The company was a well-established Removal Company that had found itself with significant debts caused by customers not paying invoices when due.

HMRC had sent in its own Bailiffs and was threatening to seize the company goods in lieu of taxes due. The directors had 18 employees and had signed personal guarantees for the vans being used so the liquidation would not have gotten rid of the personal guarantee and would in fact have crystallised the debts due.

The initial liability had more than doubled and was now around £289,000 and the VAT and PAYE were due at the end of the quarter. The directors had legal threats from over seven different creditors, including the local Council, who were the landlords.

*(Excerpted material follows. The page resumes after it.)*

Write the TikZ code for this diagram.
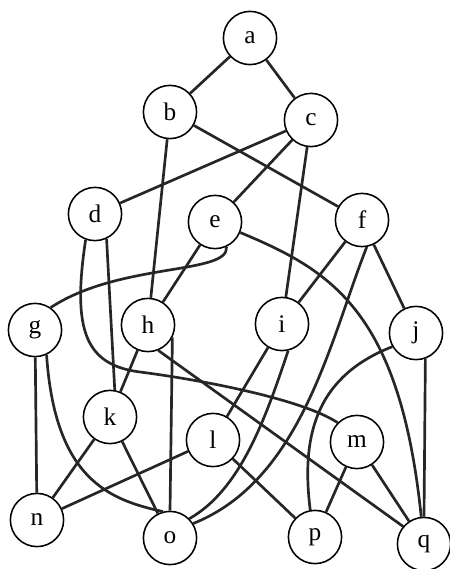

OVERALL DEBTS TO THE COMPANY: £289,000 – COMPANY TURNOVER: £656,000 – EMPLOYEES: 18

The Solution

We sat down with the directors and asked them what they wanted to do and what was important to them. Having discovered what was essential to the directors, we agreed on a plan of action which included a communication strategy for all creditors, and we took the hassle away within days. Having taken away the creditor pressure, we then worked closely with the directors for 6 weeks to assess the way forward and decided that Creditor Voluntary Liquidation was the best route forward to protect the director’s and creditors’ interests.

We started up a new company under a similar name which is very tricky, as you will see if you check section 216 of the Insolvency Act 1986. We transferred the vehicles across to the new company removing the threat of the personal guarantees. The new company commenced to trade, and the old company was closed, ring-fencing the debts and leaving the new company to trade debt free, keeping all but two staff employed.

A Creditor Voluntary Liquidation and ‘Phoenix’ company solved all the directors’ problems and I am pleased to say they are still doing very well.